Differences Between Train and Test Performance Results
In their 1984 monograph, Classification and Regression Trees, Breiman, Friedman, Olshen and Stone discussed at length the need to obtain "honest" estimates of the predictive accuracy of a tree–based model. At the time the monograph was written, many data sets were small, so the authors took great pains to work out an effective way to use cross–validation with CART trees. The result was a major advance for data mining, introducing ideas that at the time were radically new. The main point of the discussion was that the only way to avoid overfitting was to rely on test data. With plentiful data we can always reserve a portion for testing, but with fewer data we might have to rely on cross validation. In either case, however, only the test or cross–validated results should be trusted. In contrast, earlier approaches tended to ignore the training data performance results and focus only on the test data.
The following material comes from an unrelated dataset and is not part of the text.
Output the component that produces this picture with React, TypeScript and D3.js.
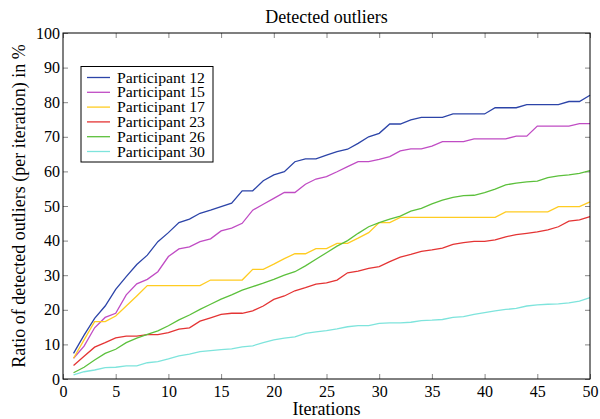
import React, { useEffect, useRef } from 'react';
import * as d3 from 'd3';

const iterations = d3.range(1, 51);

const p12 = [7.4, 12.7, 17.5, 21.1, 25.9, 29.6, 33.1, 35.8, 39.7, 42.3, 45.2, 46.2, 47.9, 48.8, 49.8, 50.8, 54.4, 54.4, 57.3, 59.0, 59.9, 62.8, 63.6, 63.6, 64.7, 65.7, 66.4, 68.1, 70.0, 71.0, 73.7, 73.7, 74.9, 75.6, 75.6, 75.6, 76.6, 76.6, 76.6, 76.6, 78.4, 78.4, 78.4, 79.3, 79.3, 79.3, 79.3, 80.2, 80.2, 82.0];
const p15 = [6.0, 9.5, 14.8, 17.8, 19.0, 24.3, 27.5, 28.8, 31.0, 35.4, 37.6, 38.2, 39.7, 40.5, 42.8, 43.6, 45.0, 48.8, 50.5, 52.2, 53.9, 53.9, 56.3, 57.8, 58.5, 59.9, 61.4, 62.8, 62.8, 63.5, 64.3, 65.9, 66.5, 66.5, 67.3, 68.6, 68.6, 68.6, 69.4, 69.4, 69.4, 69.4, 70.2, 70.2, 73.1, 73.1, 73.1, 73.1, 73.8, 73.8];
const p17 = [6.0, 11.3, 16.6, 16.6, 18.2, 21.1, 24.0, 27.0, 27.0, 27.0, 27.0, 27.0, 27.0, 28.6, 28.6, 28.6, 28.6, 31.7, 31.7, 33.2, 34.8, 36.2, 36.2, 37.7, 37.7, 39.2, 39.2, 40.7, 42.3, 45.2, 45.2, 46.7, 46.7, 46.7, 46.7, 46.7, 46.7, 46.7, 46.7, 46.7, 46.7, 48.3, 48.3, 48.3, 48.3, 48.3, 49.8, 49.8, 49.8, 51.2];
const p23 = [3.9, 6.6, 9.2, 10.5, 11.9, 12.4, 12.4, 12.8, 12.8, 13.4, 14.4, 14.8, 16.7, 17.7, 18.7, 19.0, 19.0, 19.7, 21.1, 23.0, 24.0, 25.5, 26.4, 27.4, 27.8, 28.6, 30.7, 31.2, 32.0, 32.5, 33.9, 35.2, 36.0, 36.9, 37.3, 37.8, 38.9, 39.4, 39.8, 39.8, 40.2, 41.1, 41.7, 42.1, 42.5, 43.1, 44.0, 45.6, 46.0, 46.9];
const p26 = [1.8, 3.4, 5.5, 7.4, 8.6, 10.5, 11.8, 12.9, 13.9, 15.4, 17.1, 18.5, 20.1, 21.6, 23.1, 24.3, 25.7, 26.7, 27.7, 28.8, 30.0, 31.0, 32.7, 34.6, 36.5, 38.4, 40.0, 42.1, 44.0, 45.2, 46.2, 47.1, 48.5, 49.3, 50.6, 51.7, 52.5, 53.0, 53.1, 53.9, 54.9, 56.1, 56.6, 57.0, 57.2, 58.2, 58.7, 59.0, 59.4, 60.2];
const p30 = [1.2, 2.1, 2.6, 3.3, 3.4, 3.8, 3.8, 4.7, 5.0, 5.8, 6.7, 7.2, 7.9, 8.2, 8.5, 8.7, 9.3, 9.6, 10.5, 11.3, 11.8, 12.2, 13.2, 13.6, 14.0, 14.5, 15.1, 15.4, 15.4, 16.1, 16.2, 16.2, 16.4, 16.9, 17.0, 17.2, 17.8, 18.0, 18.7, 19.2, 19.7, 20.1, 20.4, 21.1, 21.4, 21.6, 21.7, 22.0, 22.5, 23.5];

const seriesNames = ['Participant 12', 'Participant 15', 'Participant 17', 'Participant 23', 'Participant 26', 'Participant 30'];
const seriesValues = [p12, p15, p17, p23, p26, p30];
const seriesColors = ['#2c44a8', '#c04cc4', '#ffcc22', '#e43434', '#5cc03c', '#7ee4dc'];

const xTicks = d3.range(0, 51, 5);
const yTicks = d3.range(0, 101, 10);

const W = 600;
const H = 419;
const margin = { top: 33, right: 10, bottom: 40, left: 63 };
const FONT = '"Liberation Serif", "Times New Roman", serif';

const App = () => {
  const svgRef = useRef<SVGSVGElement>(null);

  useEffect(() => {
    const svg = d3.select(svgRef.current);
    svg.selectAll('*').remove();

    const innerW = W - margin.left - margin.right;
    const innerH = H - margin.top - margin.bottom;

    const x = d3.scaleLinear().domain([0, 50]).range([0, innerW]);
    const y = d3.scaleLinear().domain([0, 100]).range([innerH, 0]);

    const g = svg.append('g').attr('transform', `translate(${margin.left},${margin.top})`);

    // inward ticks on all four sides, labels only bottom/left
    const styleAxis = (sel: any, showLabels: boolean) => {
      sel.select('.domain').remove();
      sel.selectAll('.tick line').attr('stroke', '#888');
      sel.selectAll('.tick text')
        .attr('font-family', FONT)
        .attr('font-size', 16)
        .attr('fill', '#000')
        .style('display', showLabels ? null : 'none');
    };

    g.append('g')
      .attr('transform', `translate(0,${innerH})`)
      .call(d3.axisBottom(x).tickValues(xTicks).tickSize(-5).tickPadding(7))
      .call((s) => styleAxis(s, true));
    g.append('g')
      .call(d3.axisTop(x).tickValues(xTicks).tickSize(-5))
      .call((s) => styleAxis(s, false));
    g.append('g')
      .call(d3.axisLeft(y).tickValues(yTicks).tickSize(-5).tickPadding(3))
      .call((s) => styleAxis(s, true));
    g.append('g')
      .attr('transform', `translate(${innerW},0)`)
      .call(d3.axisRight(y).tickValues(yTicks).tickSize(-5))
      .call((s) => styleAxis(s, false));

    const line = d3
      .line<number>()
      .x((_, i) => x(iterations[i]))
      .y((d) => y(d));

    seriesValues.forEach((vals, i) => {
      g.append('path')
        .datum(vals)
        .attr('d', line)
        .attr('fill', 'none')
        .attr('stroke', seriesColors[i])
        .attr('stroke-width', 1.3);
    });

    g.append('rect')
      .attr('width', innerW)
      .attr('height', innerH)
      .attr('fill', 'none')
      .attr('stroke', '#000')
      .attr('stroke-width', 1);

    // legend
    const lg = g.append('g').attr('transform', 'translate(18,33.5)');
    lg.append('rect')
      .attr('width', 132)
      .attr('height', 95.5)
      .attr('fill', '#fff')
      .attr('stroke', '#000');
    seriesNames.forEach((name, i) => {
      const cy = 11 + i * 14.8;
      lg.append('line')
        .attr('x1', 6).attr('x2', 29)
        .attr('y1', cy).attr('y2', cy)
        .attr('stroke', seriesColors[i])
        .attr('stroke-width', 1.3);
      lg.append('text')
        .attr('x', 36).attr('y', cy + 5)
        .attr('font-family', FONT)
        .attr('font-size', 14.6)
        .attr('textLength', 88)
        .attr('lengthAdjust', 'spacingAndGlyphs')
        .text(name);
    });

    svg.append('text')
      .attr('x', margin.left + innerW / 2)
      .attr('y', 23)
      .attr('text-anchor', 'middle')
      .attr('font-family', FONT)
      .attr('font-size', 18)
      .text('Detected outliers');

    svg.append('text')
      .attr('x', margin.left + innerW / 2)
      .attr('y', 415)
      .attr('text-anchor', 'middle')
      .attr('font-family', FONT)
      .attr('font-size', 18)
      .text('Iterations');

    svg.append('text')
      .attr('transform', `translate(25,${margin.top + innerH / 2}) rotate(-90)`)
      .attr('text-anchor', 'middle')
      .attr('font-family', FONT)
      .attr('font-size', 18)
      .text('Ratio of detected outliers (per iteration) in %');
  }, []);

  return (
    <svg
      ref={svgRef}
      width={W}
      height={H}
      style={{ position: 'absolute', left: 0, top: 0, background: '#fff' }}
    />
  );
};

export default App;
Later, and especially once TreeNet and other ensembles became available, practitioners observed that we sometimes encountered rather close agreement between train and test results. This was especially true for methods such as TreeNet, which were constructed to resist overfitting. The question then became whether we should use a possible divergence between train and test data as itself an indication of a problem with the model.
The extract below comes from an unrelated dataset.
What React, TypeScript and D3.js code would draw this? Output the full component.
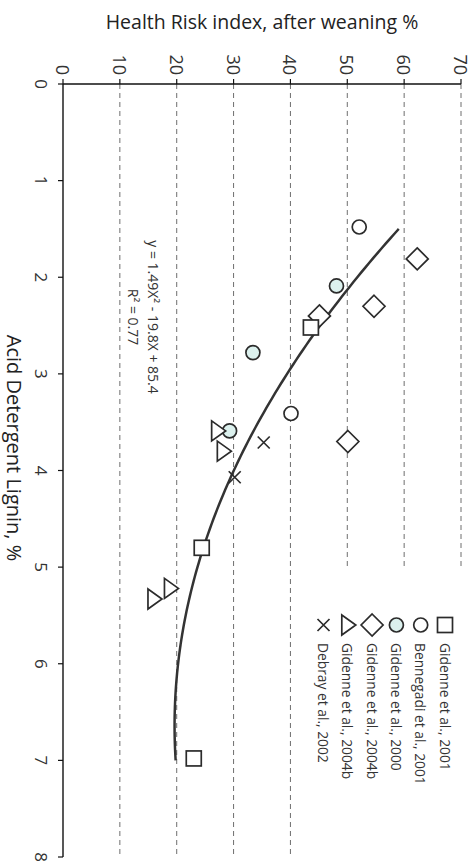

Our practical approach in model development and selection is to prefer TreeNet models that show good agreement between train and test results and to distrust models exhibiting substantial train/test disagreement. We do not offer a formal statistical test of this difference, relying instead on judgment. In practice, when the train/test divergence seems too large to ignore we attempt to refine our models in one or more of the following ways:
- Using a slower learn rate,
- Growing smaller trees, or
- Removing some potentially strong predictors from the model.
Any and all of these modifications can lead to improved train/test alignment.
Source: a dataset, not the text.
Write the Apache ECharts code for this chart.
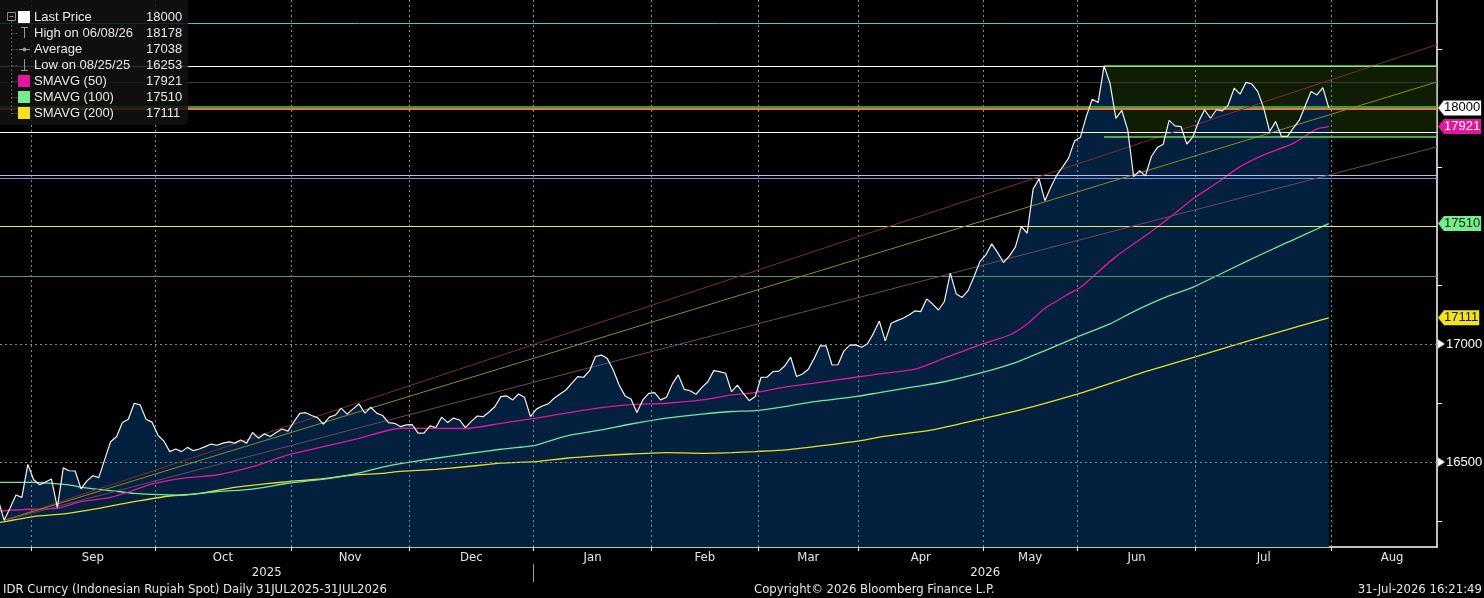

We offer these answers to the following specific questions:
Are large differences between train and test results common? Is this in and of itself a problem?
—Large divergences between train and test performance in TreeNet models are not an everyday occurrence, but are not rare either.
—Large train/test performance differences in TreeNet models are not necessarily a problem, but we take them as indications that the models are probably sub–optimal and can be improved by appropriate manipulation of the Treenet control parameters and the predictors used.